I was teaching my class called “Home Mixology” at the Institute of Culinary Education in New York and one of the participants asked me what makes a great bar. It isn’t the first time I was asked that question but as I began to answer with the standard ...great drinks, great service …I stopped myself and decided to think a bit deeper before giving a formula answer. I know what makes a great drink, but what makes a great bar is not as tangible. Luck is part of it, planning and details thought out by a caring owner, sure, but bars develop a character of their own; some over time others almost as soon as they open.
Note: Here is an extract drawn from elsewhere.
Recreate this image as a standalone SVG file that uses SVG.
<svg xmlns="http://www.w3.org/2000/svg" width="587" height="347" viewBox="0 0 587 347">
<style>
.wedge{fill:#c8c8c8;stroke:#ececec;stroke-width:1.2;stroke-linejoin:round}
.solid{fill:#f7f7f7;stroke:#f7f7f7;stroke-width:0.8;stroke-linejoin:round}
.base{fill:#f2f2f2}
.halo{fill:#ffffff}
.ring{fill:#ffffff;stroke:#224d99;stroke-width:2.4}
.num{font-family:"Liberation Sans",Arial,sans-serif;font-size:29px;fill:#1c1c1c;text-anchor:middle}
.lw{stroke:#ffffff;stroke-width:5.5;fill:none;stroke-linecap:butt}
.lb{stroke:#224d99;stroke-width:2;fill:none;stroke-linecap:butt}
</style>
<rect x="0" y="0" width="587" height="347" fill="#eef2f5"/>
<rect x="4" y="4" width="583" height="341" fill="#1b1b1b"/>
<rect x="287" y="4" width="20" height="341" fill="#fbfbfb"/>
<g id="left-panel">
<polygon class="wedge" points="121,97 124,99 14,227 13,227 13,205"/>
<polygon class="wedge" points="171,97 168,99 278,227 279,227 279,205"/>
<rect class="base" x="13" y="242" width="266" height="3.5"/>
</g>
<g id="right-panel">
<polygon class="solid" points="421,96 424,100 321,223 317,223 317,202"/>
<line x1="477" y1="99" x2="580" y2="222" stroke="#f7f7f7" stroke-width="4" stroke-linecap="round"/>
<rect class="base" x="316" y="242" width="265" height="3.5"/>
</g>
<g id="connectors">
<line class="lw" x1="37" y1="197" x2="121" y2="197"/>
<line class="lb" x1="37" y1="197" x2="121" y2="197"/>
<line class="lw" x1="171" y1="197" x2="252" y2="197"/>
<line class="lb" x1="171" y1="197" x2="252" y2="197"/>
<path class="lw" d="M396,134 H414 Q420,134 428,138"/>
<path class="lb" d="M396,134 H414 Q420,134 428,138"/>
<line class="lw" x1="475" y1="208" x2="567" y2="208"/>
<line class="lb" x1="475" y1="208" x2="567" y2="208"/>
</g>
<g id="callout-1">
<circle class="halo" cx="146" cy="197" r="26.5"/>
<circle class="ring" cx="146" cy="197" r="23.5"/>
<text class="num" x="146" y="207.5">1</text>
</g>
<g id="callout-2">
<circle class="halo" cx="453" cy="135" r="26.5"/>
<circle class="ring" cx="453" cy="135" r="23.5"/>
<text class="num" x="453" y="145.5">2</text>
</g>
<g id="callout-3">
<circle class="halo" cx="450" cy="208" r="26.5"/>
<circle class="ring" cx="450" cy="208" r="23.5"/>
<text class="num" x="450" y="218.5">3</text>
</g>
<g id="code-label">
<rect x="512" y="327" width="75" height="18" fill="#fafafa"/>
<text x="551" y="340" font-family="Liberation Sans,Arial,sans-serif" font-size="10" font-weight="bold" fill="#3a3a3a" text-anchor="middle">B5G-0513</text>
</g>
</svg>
PJ Clarke’s in New York City has been a magnet for patrons from around the world for over half a century and a working bar since the nineteenth century. The walls are covered with paintings and photographs some of which haven’t been touched in a hundred years. The dirt and dust stalactites that hung from the lights and shillelaghs behind the bar were finally dusted off the last time the place changed hands.
The Lavezzo family who owned Clarke’s for years operated an antique shop above the bar when the current owner put it on the market in 1948. Young Danny Lavezzo decided he would like to run the place and they took over the business that year. The timing was right. The war was over and United States was sailing full steam ahead into a booming economy; everyone was in the mood for a good time! Almost overnight the place was packed. Danny had a way with people and he believed that you don’t make money by locking the doors so he remained open every hour of every day that the law would allow—365 days a year, only closing at four in the morning to sweep and mop for a couple hours. Clarke’s became the ultimate nightcap destination in a city that just didn’t want to go to sleep.
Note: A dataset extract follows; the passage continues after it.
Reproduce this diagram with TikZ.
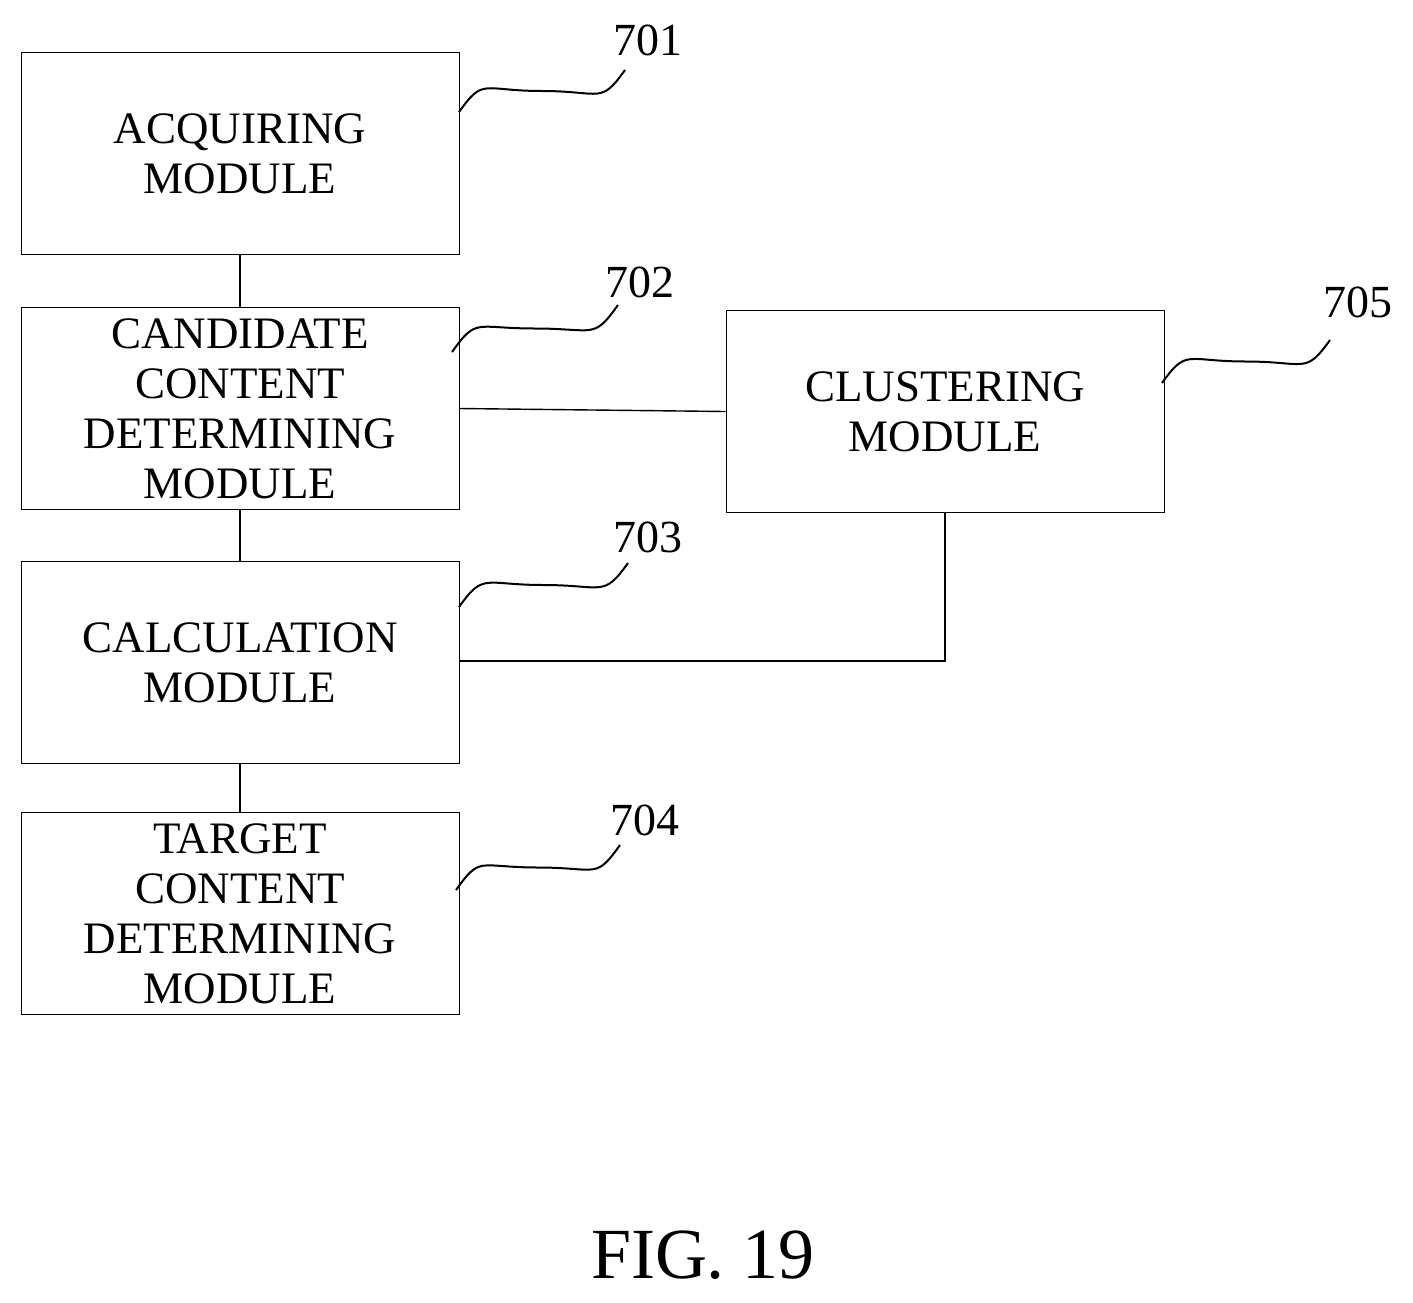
\documentclass[tikz,border=0pt]{standalone}
\usepackage{fontspec}
\setmainfont{Liberation Serif}
\begin{document}
\begin{tikzpicture}[x=1pt,y=-1pt,
 box/.style={draw,line width=1pt,minimum width=438pt,minimum height=202pt,align=center,font=\fontsize{45}{50}\selectfont,inner sep=0pt},
 lbl/.style={font=\fontsize{46}{50}\selectfont},
 ln/.style={line width=1.4pt},
 sq/.style={line width=2pt}]
\useasboundingbox (0,0) rectangle (1413,1302);
\node[box] (a) at (240,153.5) {ACQUIRING\\MODULE};
\node[box] (b) at (240,408.5) {CANDIDATE\\CONTENT\\DETERMINING\\MODULE};
\node[box] (c) at (240,662.5) {CALCULATION\\MODULE};
\node[box] (d) at (240,913.5) {TARGET\\CONTENT\\DETERMINING\\MODULE};
\node[box] (e) at (945,411.5) {CLUSTERING\\MODULE};
\draw[ln] (a.south) -- (b.north);
\draw[ln] (b.south) -- (c.north);
\draw[ln] (c.south) -- (d.north);
\draw[ln] (b.east) -- (e.west);
\coordinate (k) at (945,661);
\draw[ln] (e.south) -- (k) -- (c.east |- k);
\node[lbl] (l1) at (648,40) {701};
\node[lbl] (l2) at (640,282) {702};
\node[lbl] (l3) at (648,537) {703};
\node[lbl] (l4) at (645,820) {704};
\node[lbl] (l5) at (1358,302) {705};
\foreach \xa/\ya/\xb/\yb in {459/112/625/70, 452/352/618/305, 459/607/628/563, 456/890/620/845, 1162/383/1330/340}{
 \pgfmathsetmacro{\xm}{(\xa+\xb)/2}
 \pgfmathsetmacro{\ym}{(\ya+\yb)/2}
 \draw[sq] (\xa,\ya) .. controls +(25,-35) and +(-60,0) .. (\xm,\ym) .. controls +(60,0) and +(-25,35) .. (\xb,\yb);
}
\node[font=\fontsize{72}{80}\selectfont] (f) at (703,1255) {FIG. 19};
\end{tikzpicture}
\end{document}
In the height of Clarke’s popularity, Frank Sinatra had his own table and used a separate entrance on the 55th street side of the building that entered directly into the dining room to avoid walking through the bar. The back room was the inner sanctum. In my first ten years as a Clarke’s patron, I never made it to the back room. Even if I had made it I couldn’t have afforded to tip the maitre’d, let alone pay the check!. During baseball season the tables were peppered with players and umps. If there was a movie premier or a Broadway opening, Richard Burton and Peter O’Toole might be in the middle of a drinking contest.
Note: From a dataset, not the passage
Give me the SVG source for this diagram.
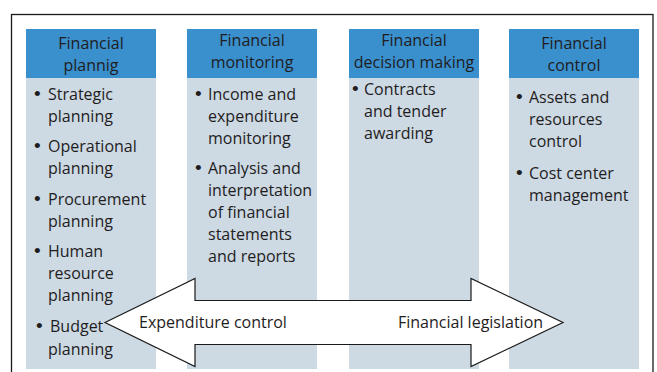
<svg xmlns="http://www.w3.org/2000/svg" width="657" height="372" viewBox="0 0 657 372">
<style>
.hd{fill:#3a8fcd}
.bd{fill:#cdd9e3}
text{font-family:"Open Sans","Liberation Sans",sans-serif;font-size:16px;fill:#1f1d1e}
.c{text-anchor:middle}
.b{font-family:"Liberation Sans",sans-serif;font-size:19px}
</style>
<rect x="0" y="0" width="657" height="372" fill="#ffffff"/>
<rect x="11.5" y="14.5" width="641.5" height="370" fill="none" stroke="#1a1a1a" stroke-width="1.3"/>
<g id="col1">
<rect class="bd" x="26" y="78" width="130" height="291"/>
<rect class="hd" x="26" y="29" width="130" height="49"/>
<text class="c" x="91" y="49">Financial</text>
<text class="c" x="91" y="71">plannig</text>
<text class="b" x="34" y="100">•</text><text x="48" y="100">Strategic</text>
<text x="48" y="122">planning</text>
<text class="b" x="34" y="152">•</text><text x="48" y="152">Operational</text>
<text x="48" y="174">planning</text>
<text class="b" x="34" y="205">•</text><text x="48" y="205">Procurement</text>
<text x="48" y="227">planning</text>
<text class="b" x="34" y="257">•</text><text x="48" y="257">Human</text>
<text x="48" y="279">resource</text>
<text x="48" y="301">planning</text>
<text class="b" x="36" y="332">•</text><text x="50" y="332">Budget</text>
<text x="48" y="355">planning</text>
</g>
<g id="col2">
<rect class="bd" x="187" y="78" width="130" height="291"/>
<rect class="hd" x="187" y="29" width="130" height="49"/>
<text class="c" x="252" y="46">Financial</text>
<text class="c" x="252" y="68">monitoring</text>
<text class="b" x="195" y="100">•</text><text x="208" y="100">Income and</text>
<text x="208" y="122">expenditure</text>
<text x="208" y="144">monitoring</text>
<text class="b" x="195" y="174">•</text><text x="208" y="174">Analysis and</text>
<text x="208" y="196">interpretation</text>
<text x="208" y="218">of financial</text>
<text x="208" y="240">statements</text>
<text x="208" y="262">and reports</text>
</g>
<g id="col3">
<rect class="bd" x="349" y="78" width="130" height="291"/>
<rect class="hd" x="349" y="29" width="130" height="49"/>
<text class="c" x="414" y="46">Financial</text>
<text class="c" x="414" y="68">decision making</text>
<text class="b" x="352" y="95">•</text><text x="364" y="95">Contracts</text>
<text x="364" y="117">and tender</text>
<text x="364" y="139">awarding</text>
</g>
<g id="col4">
<rect class="bd" x="509" y="78" width="130" height="291"/>
<rect class="hd" x="509" y="29" width="130" height="49"/>
<text class="c" x="574" y="49">Financial</text>
<text class="c" x="574" y="71">control</text>
<text class="b" x="516" y="103">•</text><text x="529" y="103">Assets and</text>
<text x="529" y="125">resources</text>
<text x="529" y="147">control</text>
<text class="b" x="516" y="179">•</text><text x="529" y="179">Cost center</text>
<text x="529" y="201">management</text>
</g>
<g id="connectors">
<path d="M105,322.5 L195,278.5 L195,300.5 L471,300.5 L471,278.5 L563,322.5 L471,366.5 L471,344.5 L195,344.5 L195,366.5 Z" fill="#ffffff" stroke="#1a1a1a" stroke-width="1.2" stroke-linejoin="miter"/>
<text x="139" y="328">Expenditure control</text>
<text x="398" y="328">Financial legislation</text>
</g>
</svg>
I was a front bar customer and that suited me fine. Across from the bar was a sandwich counter where some claim the first hamburgers in the United States were served, which, like most bar lore, was just bravado. But they were good! Those little babies came off the grill incognito on a paper plate with a large slice of onion hiding under the bun; but the meat was the best available on the market and they were cooked to perfection. There was a hamburger stand across from the bar in the front room and no one with any class left the back or the front room without laying a tip on the hamburger man…he did almost as well as the waiters! And no one ordered just the burger because the chef made the most amazing crispy home fried potatoes, and a real Caesar Salad.
Frank Conefry was one of the mainstays behind the front bar in those days and lore had it that in the 1960s and 1970s he was bringing down a princely $500.00 a night. He built a church in his hometown in Ireland, so they said! The place was so crowded that two bouncers were stationed on either side of the door like the Pillars of Hercules wearing sport coats two sizes too small to emphasize their powerful presence. A troublemaker was flanked on both sides by these gentle giants and deposited on the sidewalk before he knew what was up.
The place would suddenly become electric as the word spread instantly that Sinatra, or Judy Garland, or Lauren Bacall, or all three, had slid in the back entrance. The front bar regulars would look bored by the news—so what’s the big deal—while the neophytes could barely control their bladders!